Puis le comédien continue de parcourir le marché (photo 11) pendant que Sandrine Châtelain arrive dans un nouveau costume, avec des bois de cervidés sur la tête et dans le dos. Elle se déplace lentement, en silence. La comédienne, sérieuse et impassible, se balade dans les allées pendant un moment. Des gens la croisent, très surpris de voir ce personnage étrange (photos 12 et 13). Charline, 64 ans, raconte : « Je me suis dit : « Qu’est-ce que c’est que ça ? ». Ça ne m’a pas fait peur. Je trouve ça beau ». Les deux comédiens se retrouvent ensuite pour aller faire un tour dans le jardin attenant à la Grand’Place (photo 14). Puis ils retournent à la Maison du Patrimoine pour se changer de nouveau.
Les deux comédiens réapparaissent encore, grimés avec des museaux d’animaux et des coiffes poilues. Ils portent toujours des vêtements d’un autre âge et elle transporte deux longs os. Leurs démarches sont bizarres (photo 15). Ils chuchotent, ricanent et font des petits bruits d’étonnements comme si ils observaient les humains (photo 16). Ils jouent par le regard avec un enfant (photo 17), puis le comédien décide d’aller se cacher dans le stand d’un vendeur de vêtements. Il se baisse alors entre les portants, se révèle pour faire une surprise à une passante (photos 18, 19 et 20). Rabah, le commerçant, sourit : « C’est bien, ça me plait. C’est surprenant ».

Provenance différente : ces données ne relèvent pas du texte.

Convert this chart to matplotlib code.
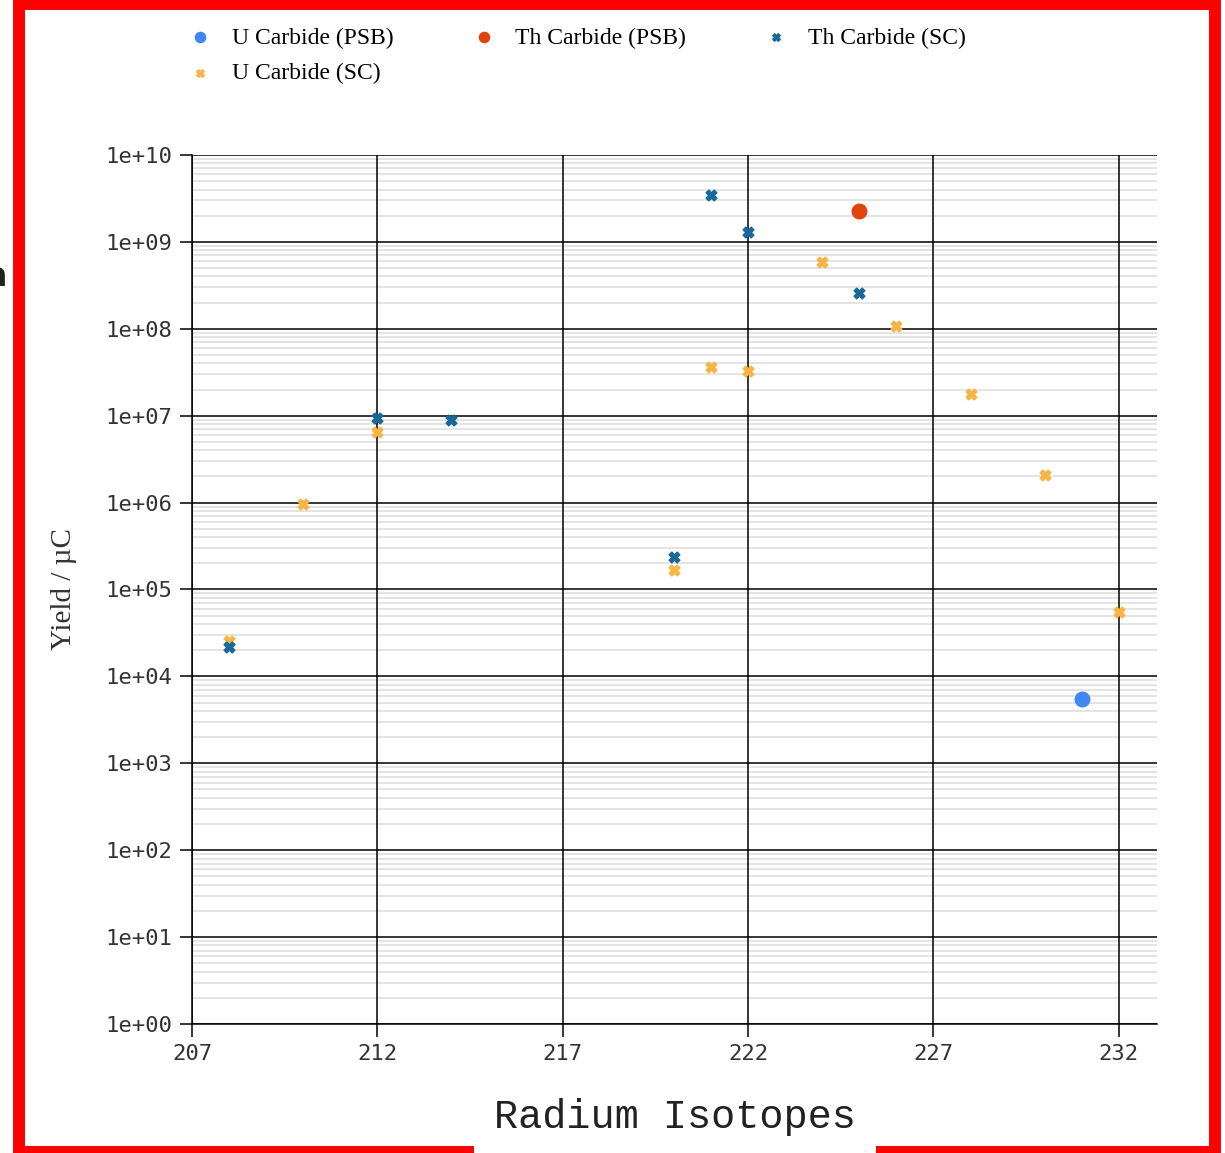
import numpy as np
import matplotlib
matplotlib.use("Agg")
import matplotlib.pyplot as plt
from matplotlib.patches import Rectangle
from matplotlib.ticker import FixedLocator, LogLocator, FuncFormatter, NullFormatter

# radium yields per uC for each target / ion source
u_psb_mass = [231]
u_psb_yield = [5.5e3]

th_psb_mass = [225]
th_psb_yield = [2.27e9]

th_sc_mass = [208, 212, 214, 220, 221, 222, 225]
th_sc_yield = [2.18e4, 9.4e6, 8.9e6, 2.37e5, 3.47e9, 1.3e9, 2.58e8]

u_sc_mass = [208, 210, 212, 220, 221, 222, 224, 226, 228, 230, 232]
u_sc_yield = [2.55e4, 9.6e5, 6.5e6, 1.68e5, 3.63e7, 3.27e7, 5.87e8, 1.08e8, 1.78e7, 2.08e6, 5.5e4]

x_ticks = [207, 212, 217, 222, 227, 232]

fig = plt.figure(figsize=(12.25, 11.53), dpi=100)
ax = fig.add_axes([0.1567, 0.1119, 0.7878, 0.7537])

h1 = ax.scatter(u_psb_mass, u_psb_yield, s=110, marker='o', color='#3f88f2',
                label='U Carbide (PSB)', zorder=5)
h2 = ax.scatter(th_psb_mass, th_psb_yield, s=110, marker='o', color='#e0440e',
                label='Th Carbide (PSB)', zorder=5)
h3 = ax.scatter(th_sc_mass, th_sc_yield, s=60, marker='X', color='#17699a',
                label='Th Carbide (SC)', zorder=5)
h4 = ax.scatter(u_sc_mass, u_sc_yield, s=60, marker='X', color='#f8b545',
                label='U Carbide (SC)', zorder=4)

ax.set_yscale('log')
ax.set_xlim(207, 233.03)
ax.set_ylim(1, 1e10)

ax.xaxis.set_major_locator(FixedLocator(x_ticks))
ax.yaxis.set_major_locator(LogLocator(base=10, numticks=20))
ax.yaxis.set_minor_locator(LogLocator(base=10, subs=np.arange(2, 10), numticks=100))
ax.yaxis.set_major_formatter(FuncFormatter(lambda v, p: f"{v:.0e}"))
ax.yaxis.set_minor_formatter(NullFormatter())

# light minor lines underneath, black major grid on top of them
minor_locs = [v for v in ax.yaxis.get_minorticklocs() if 1 < v < 1e10]
ax.hlines(minor_locs, 207, 233.03, colors='#dcdcdc', linewidth=1.1, zorder=0.2)
ax.grid(which='major', axis='both', color='black', linewidth=1.1)
ax.set_axisbelow(True)

for side in ['top', 'right']:
    ax.spines[side].set_visible(False)
for side in ['left', 'bottom']:
    ax.spines[side].set_linewidth(1.1)

ax.tick_params(which='major', length=9, width=1.1, pad=5.5, labelsize=16,
               labelcolor='#333333')
ax.tick_params(which='minor', length=0)
for lbl in ax.get_xticklabels() + ax.get_yticklabels():
    lbl.set_fontfamily('DejaVu Sans Mono')

ax.set_ylabel('Yield / µC', fontsize=21, family='Liberation Serif', color='#333333',
              labelpad=20)

# legend laid out row by row: three across, then the fourth below
fig.legend([h1, h4, h2, h3],
           ['U Carbide (PSB)', 'U Carbide (SC)', 'Th Carbide (PSB)', 'Th Carbide (SC)'],
           ncol=3, loc='upper left', bbox_to_anchor=(0.1366, 0.995), frameon=False,
           markerscale=0.7, handlelength=1.0, handletextpad=0.85, columnspacing=3.3,
           labelspacing=0.6, prop={'family': 'Liberation Serif', 'size': 17})

# red frame round the whole figure
fig.add_artist(Rectangle((19 / 1225, 1.5 / 1153), (1215 - 19) / 1225, (1149 - 1.5) / 1153,
                         transform=fig.transFigure, fill=False, edgecolor='red',
                         linewidth=8.6, zorder=10))

fig.text(0.551, 1 - 1117 / 1153, 'Radium Isotopes', ha='center', va='center',
         fontsize=29, family='Liberation Mono', color='#222222', zorder=20,
         bbox=dict(boxstyle='square,pad=0.5', facecolor='white', edgecolor='none'))

fig.text(7 / 1225, 1 - 277 / 1153, 'a', ha='right', va='center', fontsize=24,
         fontweight='bold', family='DejaVu Sans', color='#222222')

fig.savefig('out.png', dpi=100)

Devant la fromagerie, les personnages se parlent par onomatopées, rigolent, regardent les gens à côté (photos 21 et 22). « Ah, ils sont chouettes », dit une dame qui s’arrête devant la camionnette. Elle regarde les comédiens et rigole elle aussi. La fleuriste, qui est en face, ne rate rien de l’intervention. Durant toute la matinée, avec leurs personnages clownesques et poétiques, et leurs apparitions surprenantes, les deux comédiens auront ainsi déclenché des sourires et des rires, et apporté beaucoup de gaîté au marché.